1965 · Frank Herbert · 896 pages · Science Fiction

Dune is the book that most shaped what science fiction became in the second half of the twentieth century, and reading it today you can see why. Herbert built a world that is still larger and more internally coherent than almost anything that followed. Its flaws are real: the slow start, the omniscient internal monologue, the prescience that drains dramatic tension from individual scenes. But they're the flaws of a writer swinging at something that deserves the attempt. If you've bounced off it before, try again with the knowledge that the first hundred pages are the price and not the product. What follows is unlike almost anything else in the genre.

Ender's Game

4.3

1985 · Orson Scott Card · 324 pages · Military Science Fiction

Ender's Game remains one of the most compelling and debated science fiction novels of the past forty years. Card wrote a story about a child soldier that works simultaneously as a page-turning military thriller and a deeply uncomfortable examination of how institutions exploit gifted people. The twist ending reframes everything that came before it in a way few books have matched. Some readers will struggle with how the child characters speak and think, and the author's personal views have become inseparable from the reading experience for many.

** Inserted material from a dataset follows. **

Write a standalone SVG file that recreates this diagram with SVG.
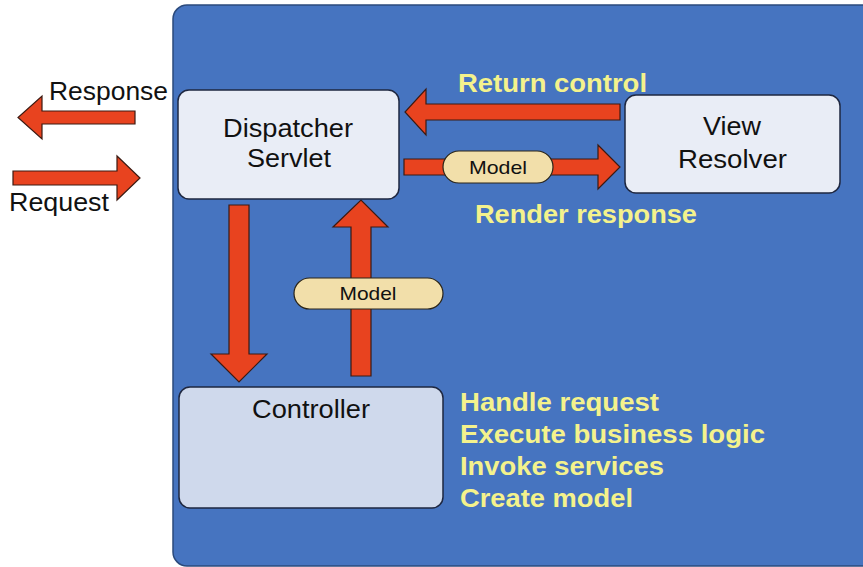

But the novel's core questions about empathy, violence, and the cost of victory continue to resonate, which is why it keeps showing up on essential reading lists decades after publication.

The Three-Body Problem

4.0

2008 · Liu Cixin · 400 pages · Science Fiction

Liu Cixin's Hugo Award-winning novel is a rare piece of hard science fiction that treats physics as a source of genuine narrative tension. The Cultural Revolution framing gives it historical weight that most first-contact stories lack, and the ideas at its core are staggering in scope. Ken Liu's translation handles the shift between languages with real skill. The novel demands patience from readers during its early chapters, and its characters serve as vehicles for ideas rather than as fully realized people. But for readers willing to meet the book on its terms, the payoff is a vision of the universe that reshapes how you think about humanity's place in it.